- **Task statement**: Write out the material exactly, without any of its pictures.

- **Data**:

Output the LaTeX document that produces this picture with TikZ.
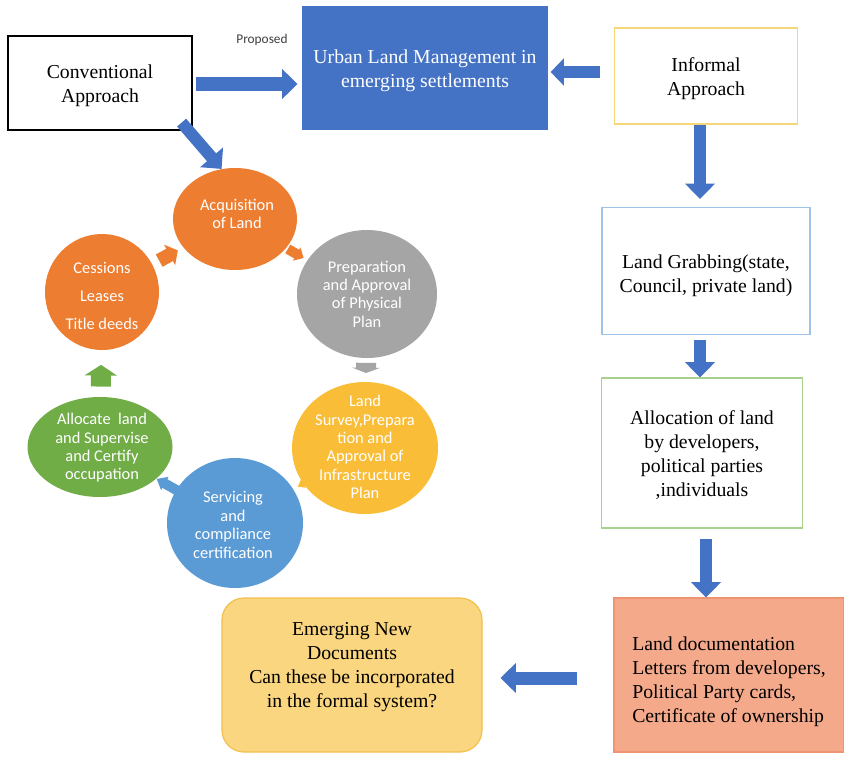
\documentclass[tikz,border=0pt]{standalone}
\usepackage{fontspec}
\setmainfont{Liberation Serif}
\newfontfamily\tnr{Liberation Serif}
\newfontfamily\calib{Carlito}
\usetikzlibrary{arrows.meta,shapes.geometric,calc}
\newdimen\pxu \pxu=0.75pt
\definecolor{ublue}{HTML}{4472C4}
\definecolor{iyellow}{HTML}{F5D77A}
\definecolor{gblue}{HTML}{9DC3E6}
\definecolor{agreen}{HTML}{A9D18E}
\definecolor{salmon}{HTML}{F5A98B}
\definecolor{salmonedge}{HTML}{EE9473}
\definecolor{eyellow}{HTML}{FAD680}
\definecolor{eedge}{HTML}{F2C04C}
\definecolor{corange}{HTML}{ED7D31}
\definecolor{cgrey}{HTML}{A5A5A5}
\definecolor{cyellow}{HTML}{F9BD38}
\definecolor{cblue}{HTML}{5B9BD5}
\definecolor{cgreen}{HTML}{70AD47}
\definecolor{propgrey}{HTML}{404040}
\tikzset{
  sbox/.style={rectangle, inner sep=0pt, align=center, line width=1.2\pxu,
    font=\tnr\fontsize{14.8}{18}\selectfont},
  stext/.style={inner sep=0pt, align=center, font=\tnr\fontsize{14.8}{18}\selectfont},
  circ/.style={ellipse, inner sep=0pt, draw=none},
  ctext/.style={text=white, align=center, inner sep=0pt,
    font=\calib\fontsize{12.3}{13.8}\selectfont},
  barrow/.style={draw=ublue, line width=12\pxu,
    -{Triangle[length=11.5pt, width=22pt]}}
}
\begin{document}
\begin{tikzpicture}[x=0.75pt,y=-0.75pt]
\useasboundingbox (0,0) rectangle (844,758);
\fill[white] (0,0) rectangle (844,758);

% boxes
\node[sbox, draw=black, minimum width=184\pxu, minimum height=94\pxu] (conv) at (100,83) {};
\node[stext] (convt) at (100,86) {Conventional\\Approach};
\node[sbox, fill=ublue, minimum width=246\pxu, minimum height=124\pxu] (urban) at (425,68) {};
\node[stext, text=white] (urbant) at (425,71) {Urban Land Management in\\emerging settlements};
\node[sbox, draw=iyellow, minimum width=183\pxu, minimum height=96\pxu] (informal) at (706,76) {};
\node[stext] (informalt) at (706,79) {Informal\\Approach};
\node[sbox, draw=gblue, minimum width=208\pxu, minimum height=127\pxu] (grab) at (706,271) {};
\node[stext] (grabt) at (706,276) {Land Grabbing(state,\\Council, private land)};
\node[sbox, draw=agreen, minimum width=201\pxu, minimum height=150\pxu] (alloc) at (702,453) {};
\node[stext] (alloct) at (702,455) {Allocation of land\\by developers,\\political parties\\,individuals};
\node[sbox, fill=salmon, draw=salmonedge, minimum width=230\pxu, minimum height=154\pxu] (doc) at (729,675) {};
\node[stext, align=left] (doct) at (729,682) {Land documentation\\Letters from developers,\\Political Party cards,\\Certificate of ownership};
\node[sbox, fill=eyellow, draw=eedge, rounded corners=22\pxu, minimum width=260\pxu, minimum height=154\pxu] (emerg) at (352,675) {};
\node[stext] (emergt) at (352,667) {Emerging New\\Documents\\Can these be incorporated\\in the formal system?};

\node[font=\calib\fontsize{10}{11}\selectfont, text=propgrey, inner sep=0pt] (prop) at (262,40) {Proposed};

% cycle circles
\node[circ, fill=corange, minimum width=124\pxu, minimum height=102\pxu] (acq) at (235,219) {};
\node[circ, fill=corange, minimum width=114\pxu, minimum height=116\pxu] (cess) at (102,292) {};
\node[circ, fill=cgrey, minimum width=140\pxu, minimum height=128\pxu] (prep) at (367,294) {};
\node[circ, fill=cyellow, minimum width=146\pxu, minimum height=132\pxu] (survey) at (365,448) {};
\node[circ, fill=cblue, minimum width=136\pxu, minimum height=130\pxu] (serv) at (235,523) {};
\node[circ, fill=cgreen, minimum width=145\pxu, minimum height=100\pxu] (allc) at (100,447) {};

\node[ctext] (acqt) at (237,214) {Acquisition\\of Land};
\node[ctext] (cesst) at (102,296) {Cessions\\[7pt]Leases\\[7pt]Title deeds};
\node[ctext] (prept) at (367,294) {Preparation\\and Approval\\of Physical\\Plan};
\node[ctext] (survt) at (365,447) {Land\\Survey,Prepara\\tion and\\Approval of\\Infrastructure\\Plan};
\node[ctext] (servt) at (233,525) {Servicing\\and\\compliance\\certification};
\node[ctext] (allct) at (102,448) {Allocate~ land\\and Supervise\\and Certify\\occupation};

% cycle arrows
\draw[draw=corange, line width=14\pxu, -{Triangle[length=7pt, width=17pt]}]
  ($(cess)!0.43!(acq)$) -- ($(cess)!0.57!(acq)$);
\draw[draw=corange, line width=10\pxu, -{Triangle[length=6pt, width=11pt]}]
  ($(acq)!0.40!(prep)$) -- ($(acq)!0.52!(prep)$);
\draw[draw=cgrey, line width=20\pxu, -{Triangle[length=4pt, width=21pt]}]
  ($(prep)!0.447!(survey)$) -- ($(prep)!0.513!(survey)$);
\draw[draw=cyellow, line width=6\pxu, -{Triangle[length=5pt, width=7pt]}]
  ($(survey)!0.383!(serv)$) -- ($(survey)!0.517!(serv)$);
\draw[draw=cblue, line width=10\pxu, -{Triangle[length=7pt, width=11pt]}]
  ($(serv)!0.42!(allc)$) -- ($(serv)!0.58!(allc)$);
\draw[draw=cgreen, line width=20\pxu, -{Triangle[length=8pt, width=24pt]}]
  ($(allc)!0.39!(cess)$) -- ($(allc)!0.53!(cess)$);

% blue block arrows
\draw[barrow, line width=14\pxu, shorten <=3\pxu, shorten >=4\pxu]
  ([yshift=-1\pxu]conv.east) -- ([yshift=-1\pxu]conv.east -| urban.west);
\draw[barrow, shorten <=14\pxu, shorten >=2\pxu, -{Triangle[length=10pt, width=20pt]}]
  ([yshift=4\pxu]informal.west) -- ([yshift=4\pxu]informal.west -| urban.east);
\draw[barrow, shorten >=8\pxu]
  ([xshift=-6\pxu]informal.south) -- ([xshift=-6\pxu]informal.south |- grab.north);
\draw[barrow, shorten <=5\pxu]
  ([xshift=-6\pxu]grab.south) -- ([xshift=-6\pxu]grab.south |- alloc.north);
\draw[barrow, shorten <=10\pxu]
  ([xshift=4\pxu]alloc.south) -- ([xshift=4\pxu]alloc.south |- doc.north);
\draw[barrow, line width=13\pxu, shorten <=36\pxu, shorten >=18\pxu]
  ([yshift=-3\pxu]doc.west) -- ([yshift=-3\pxu]doc.west -| emerg.east);
\draw[barrow] ([shift={(-11,-8)}]conv.south east) -- (acq.105);
\end{tikzpicture}
\end{document}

- **Answer to this exercise**:
Output the LaTeX document that produces this picture with TikZ.
\documentclass[tikz,border=0pt]{standalone}
\usepackage{fontspec}
\setmainfont{Liberation Serif}
\newfontfamily\tnr{Liberation Serif}
\newfontfamily\calib{Carlito}
\usetikzlibrary{arrows.meta,shapes.geometric,calc}
\newdimen\pxu \pxu=0.75pt
\definecolor{ublue}{HTML}{4472C4}
\definecolor{iyellow}{HTML}{F5D77A}
\definecolor{gblue}{HTML}{9DC3E6}
\definecolor{agreen}{HTML}{A9D18E}
\definecolor{salmon}{HTML}{F5A98B}
\definecolor{salmonedge}{HTML}{EE9473}
\definecolor{eyellow}{HTML}{FAD680}
\definecolor{eedge}{HTML}{F2C04C}
\definecolor{corange}{HTML}{ED7D31}
\definecolor{cgrey}{HTML}{A5A5A5}
\definecolor{cyellow}{HTML}{F9BD38}
\definecolor{cblue}{HTML}{5B9BD5}
\definecolor{cgreen}{HTML}{70AD47}
\definecolor{propgrey}{HTML}{404040}
\tikzset{
  sbox/.style={rectangle, inner sep=0pt, align=center, line width=1.2\pxu,
    font=\tnr\fontsize{14.8}{18}\selectfont},
  stext/.style={inner sep=0pt, align=center, font=\tnr\fontsize{14.8}{18}\selectfont},
  circ/.style={ellipse, inner sep=0pt, draw=none},
  ctext/.style={text=white, align=center, inner sep=0pt,
    font=\calib\fontsize{12.3}{13.8}\selectfont},
  barrow/.style={draw=ublue, line width=12\pxu,
    -{Triangle[length=11.5pt, width=22pt]}}
}
\begin{document}
\begin{tikzpicture}[x=0.75pt,y=-0.75pt]
\useasboundingbox (0,0) rectangle (844,758);
\fill[white] (0,0) rectangle (844,758);

% boxes
\node[sbox, draw=black, minimum width=184\pxu, minimum height=94\pxu] (conv) at (100,83) {};
\node[stext] (convt) at (100,86) {Conventional\\Approach};
\node[sbox, fill=ublue, minimum width=246\pxu, minimum height=124\pxu] (urban) at (425,68) {};
\node[stext, text=white] (urbant) at (425,71) {Urban Land Management in\\emerging settlements};
\node[sbox, draw=iyellow, minimum width=183\pxu, minimum height=96\pxu] (informal) at (706,76) {};
\node[stext] (informalt) at (706,79) {Informal\\Approach};
\node[sbox, draw=gblue, minimum width=208\pxu, minimum height=127\pxu] (grab) at (706,271) {};
\node[stext] (grabt) at (706,276) {Land Grabbing(state,\\Council, private land)};
\node[sbox, draw=agreen, minimum width=201\pxu, minimum height=150\pxu] (alloc) at (702,453) {};
\node[stext] (alloct) at (702,455) {Allocation of land\\by developers,\\political parties\\,individuals};
\node[sbox, fill=salmon, draw=salmonedge, minimum width=230\pxu, minimum height=154\pxu] (doc) at (729,675) {};
\node[stext, align=left] (doct) at (729,682) {Land documentation\\Letters from developers,\\Political Party cards,\\Certificate of ownership};
\node[sbox, fill=eyellow, draw=eedge, rounded corners=22\pxu, minimum width=260\pxu, minimum height=154\pxu] (emerg) at (352,675) {};
\node[stext] (emergt) at (352,667) {Emerging New\\Documents\\Can these be incorporated\\in the formal system?};

\node[font=\calib\fontsize{10}{11}\selectfont, text=propgrey, inner sep=0pt] (prop) at (262,40) {Proposed};

% cycle circles
\node[circ, fill=corange, minimum width=124\pxu, minimum height=102\pxu] (acq) at (235,219) {};
\node[circ, fill=corange, minimum width=114\pxu, minimum height=116\pxu] (cess) at (102,292) {};
\node[circ, fill=cgrey, minimum width=140\pxu, minimum height=128\pxu] (prep) at (367,294) {};
\node[circ, fill=cyellow, minimum width=146\pxu, minimum height=132\pxu] (survey) at (365,448) {};
\node[circ, fill=cblue, minimum width=136\pxu, minimum height=130\pxu] (serv) at (235,523) {};
\node[circ, fill=cgreen, minimum width=145\pxu, minimum height=100\pxu] (allc) at (100,447) {};

\node[ctext] (acqt) at (237,214) {Acquisition\\of Land};
\node[ctext] (cesst) at (102,296) {Cessions\\[7pt]Leases\\[7pt]Title deeds};
\node[ctext] (prept) at (367,294) {Preparation\\and Approval\\of Physical\\Plan};
\node[ctext] (survt) at (365,447) {Land\\Survey,Prepara\\tion and\\Approval of\\Infrastructure\\Plan};
\node[ctext] (servt) at (233,525) {Servicing\\and\\compliance\\certification};
\node[ctext] (allct) at (102,448) {Allocate~ land\\and Supervise\\and Certify\\occupation};

% cycle arrows
\draw[draw=corange, line width=14\pxu, -{Triangle[length=7pt, width=17pt]}]
  ($(cess)!0.43!(acq)$) -- ($(cess)!0.57!(acq)$);
\draw[draw=corange, line width=10\pxu, -{Triangle[length=6pt, width=11pt]}]
  ($(acq)!0.40!(prep)$) -- ($(acq)!0.52!(prep)$);
\draw[draw=cgrey, line width=20\pxu, -{Triangle[length=4pt, width=21pt]}]
  ($(prep)!0.447!(survey)$) -- ($(prep)!0.513!(survey)$);
\draw[draw=cyellow, line width=6\pxu, -{Triangle[length=5pt, width=7pt]}]
  ($(survey)!0.383!(serv)$) -- ($(survey)!0.517!(serv)$);
\draw[draw=cblue, line width=10\pxu, -{Triangle[length=7pt, width=11pt]}]
  ($(serv)!0.42!(allc)$) -- ($(serv)!0.58!(allc)$);
\draw[draw=cgreen, line width=20\pxu, -{Triangle[length=8pt, width=24pt]}]
  ($(allc)!0.39!(cess)$) -- ($(allc)!0.53!(cess)$);

% blue block arrows
\draw[barrow, line width=14\pxu, shorten <=3\pxu, shorten >=4\pxu]
  ([yshift=-1\pxu]conv.east) -- ([yshift=-1\pxu]conv.east -| urban.west);
\draw[barrow, shorten <=14\pxu, shorten >=2\pxu, -{Triangle[length=10pt, width=20pt]}]
  ([yshift=4\pxu]informal.west) -- ([yshift=4\pxu]informal.west -| urban.east);
\draw[barrow, shorten >=8\pxu]
  ([xshift=-6\pxu]informal.south) -- ([xshift=-6\pxu]informal.south |- grab.north);
\draw[barrow, shorten <=5\pxu]
  ([xshift=-6\pxu]grab.south) -- ([xshift=-6\pxu]grab.south |- alloc.north);
\draw[barrow, shorten <=10\pxu]
  ([xshift=4\pxu]alloc.south) -- ([xshift=4\pxu]alloc.south |- doc.north);
\draw[barrow, line width=13\pxu, shorten <=36\pxu, shorten >=18\pxu]
  ([yshift=-3\pxu]doc.west) -- ([yshift=-3\pxu]doc.west -| emerg.east);
\draw[barrow] ([shift={(-11,-8)}]conv.south east) -- (acq.105);
\end{tikzpicture}
\end{document}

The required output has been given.